Despite his past support for Britain, the government’s push for a hard Brexit has clearly tested Bruton’s patience. “We’re attempting to unravel more than 40 years of joint work, joint rule-making, to create the largest multinational market in the world,” he said. It is not just Bruton who is frustrated. The British decision to “tear that up”, he said, “is regarded, particularly by people in Ireland, as a profoundly unfriendly act towards neighbours”.
Nor does he think Leave campaigners, among them the former Northern Ireland secretary Theresa Villiers, gave due attention to the issue during the campaign. “The assurances that were given were of the nature of: ‘Well, it’ll be alright on the night!’,” he said. “As if the Brexit advocates were in a position to give any assurances on that point.”
Indeed, some of the more blimpish elements of the British right believe Ireland, wedded to its low corporate tax rates and east-west trade, would sooner follow its neighbour out of the EU than endure the disruption.
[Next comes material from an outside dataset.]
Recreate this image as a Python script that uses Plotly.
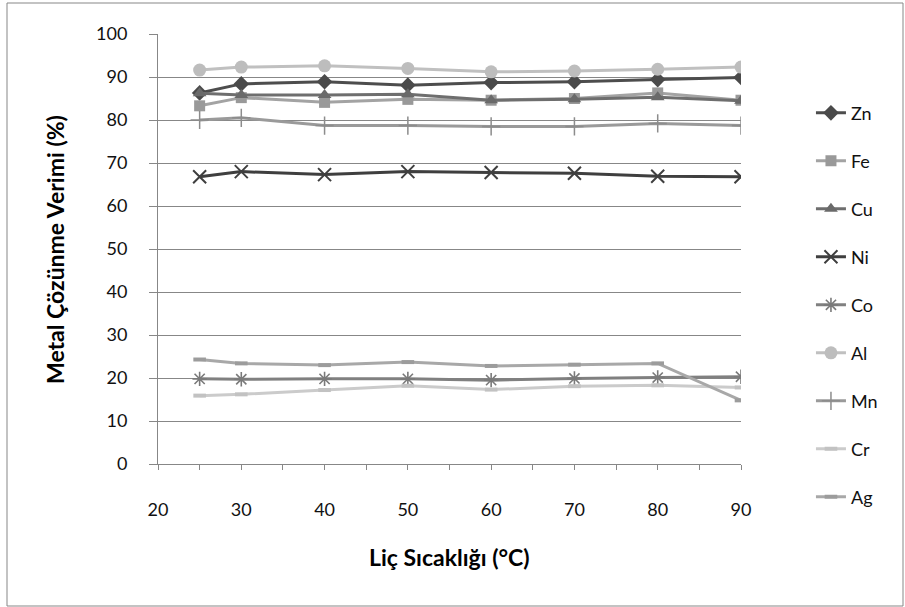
import plotly.graph_objects as go

# Leaching temperature (°C)
temperature = [25, 30, 40, 50, 60, 70, 80, 90]

# Metal dissolution efficiency (%) for each metal
zn = [86.3, 88.4, 88.9, 88.1, 88.7, 88.9, 89.4, 89.9]
fe = [83.3, 85.2, 84.1, 84.8, 84.6, 85.0, 86.3, 84.6]
cu = [86.2, 85.8, 85.8, 86.0, 84.6, 84.8, 85.3, 84.5]
ni = [66.8, 68.0, 67.3, 68.0, 67.8, 67.6, 66.9, 66.8]
co = [19.8, 19.7, 19.8, 19.8, 19.5, 19.9, 20.1, 20.3]
al = [91.6, 92.3, 92.6, 92.0, 91.2, 91.4, 91.8, 92.3]
mn = [80.0, 80.5, 78.7, 78.7, 78.5, 78.5, 79.2, 78.7]
cr = [15.9, 16.2, 17.2, 18.2, 17.3, 18.1, 18.3, 17.8]
ag = [24.3, 23.4, 23.0, 23.7, 22.8, 23.1, 23.4, 14.8]

series = [
    ("Zn", zn, "#4d4d4d", "#4a4a4a", "diamond", 12, 1),
    ("Fe", fe, "#a3a3a3", "#999999", "square", 11, 1),
    ("Cu", cu, "#6e6e6e", "#6a6a6a", "triangle-up", 12, 1),
    ("Ni", ni, "#3f3f3f", "#3f3f3f", "x-thin-open", 13, 2),
    ("Co", co, "#808080", "#7a7a7a", "asterisk-open", 12, 1.6),
    ("Al", al, "#c0c0c0", "#bdbdbd", "circle", 13, 1),
    ("Mn", mn, "#9a9a9a", "#8c8c8c", "cross-thin-open", 13, 1.5),
    ("Cr", cr, "#cbcbcb", "#c2c2c2", "line-ew-open", 9, 4),
    ("Ag", ag, "#a8a8a8", "#9c9c9c", "line-ew-open", 9, 4),
]

fig = go.Figure()
for name, vals, lcol, mcol, sym, msize, mlw in series:
    open_sym = sym.endswith("open")
    fig.add_trace(go.Scatter(
        x=temperature, y=vals, name=name, mode="lines+markers",
        legendgroup=name,
        line=dict(color=lcol, width=3),
        marker=dict(symbol=sym, size=msize, color=mcol,
                    line=dict(color=mcol, width=mlw if open_sym else 0)),
    ))

axis_col = "#878787"
font_family = "Lato, 'Open Sans', sans-serif"

fig.update_layout(
    width=905, height=607, autosize=False,
    margin=dict(l=158, r=164, t=34, b=143, autoexpand=False),
    paper_bgcolor="white", plot_bgcolor="white",
    font=dict(family=font_family, size=18, color="#111111"),
    showlegend=True,
    legend=dict(
        x=1.12, y=0.859, xanchor="left", yanchor="top",
        font=dict(size=18, color="#111111"),
        tracegroupgap=21.6, itemwidth=30,
        bgcolor="rgba(0,0,0,0)",
    ),
    xaxis=dict(
        range=[20, 90], dtick=10, tick0=20,
        showline=True, linecolor=axis_col, linewidth=1,
        ticks="outside", ticklen=5, tickcolor=axis_col,
        minor=dict(ticks="outside", ticklen=5, dtick=5, tickcolor=axis_col),
        showgrid=False, zeroline=False,
        tickfont=dict(size=18), ticklabelstandoff=24,
    ),
    yaxis=dict(
        range=[0, 100], dtick=10,
        showline=True, linecolor=axis_col, linewidth=1,
        ticks="outside", ticklen=8, tickcolor=axis_col,
        showgrid=True, gridcolor=axis_col, gridwidth=1,
        zeroline=False,
        tickfont=dict(size=18), ticklabelstandoff=18,
    ),
    shapes=[
        dict(type="rect", xref="paper", yref="paper",
             x0=(7 - 158) / 583, x1=(903 - 158) / 583,
             y0=(464 - 606) / 430, y1=(464 - 3) / 430,
             line=dict(color=axis_col, width=1), fillcolor="rgba(0,0,0,0)",
             layer="below"),
    ],
    annotations=[
        dict(text="<b>Liç Sıcaklığı (°C)</b>", xref="paper", yref="paper",
             x=0.5, y=(464 - 557) / 430, xanchor="center", yanchor="middle",
             showarrow=False, font=dict(size=23, color="#000000")),
        dict(text="<b>Metal Çözünme Verimi (%)</b>", xref="paper", yref="paper",
             x=(55 - 158) / 583, y=(464 - 250) / 430, xanchor="center", yanchor="middle",
             textangle=-90, showarrow=False, font=dict(size=23, color="#000000")),
    ],
)

fig.write_html("out.html")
Recent polling shows they are likely mistaken: some 80 per cent of Irish voters say they would vote to remain in an EU referendum.
Irexit remains a fringe cause and Bruton believes, post-Brexit, Dublin will have no choice but to align itself more closely with the EU27. “The UK is walking away,” he said. “This shift has been imposed upon us by our neighbour. Ireland will have to do the best it can: any EU without Britain is a more difficult EU for Ireland.”
May, he says, has exacerbated those difficulties. Her appointment of her ally James Brokenshire as secretary of state for Northern Ireland was interpreted as a sign she understood the role’s strategic importance. But Bruton doubts Ireland has figured much in her biggest decisions on Brexit: “I don’t think serious thought was given to this before her conference speech, which insisted on immigration controls and on no jurisdiction for the European Court of Justice. Those two decisions essentially removed the possibility for Ireland and Britain to work together as part of the EEA or customs union – and were not even necessitated by the referendum decision.”
There are several avenues for Britain if it wants to avert the “voluntary injury” it looks set to inflict to Ireland’s economy and its own. One, which Bruton concedes is unlikely, is staying in the single market. He dismisses as “fanciful” the suggestions that Northern Ireland alone could negotiate European Economic Area membership, while a poll on Irish reunification is “only marginally” more likely.
The other is a variation on the Remoaners’ favourite – a second referendum should Britain look set to crash out on World Trade Organisation terms without a satisfactory deal. “I don’t think a second referendum is going to be accepted by anybody at this stage. It is going to take a number of years,” he said. “I would like to see the negotiation proceed and for the European Union to keep the option of UK membership on 2015 terms on the table. It would be the best available alternative to an agreed outcome.”
As things stand, however, Bruton is unambiguous. Brexit means the Northern Irish border will change for the worse. “That’s just inherent in the decision the UK electorate was invited to take, and took – or rather, the UK government took in interpreting the referendum.”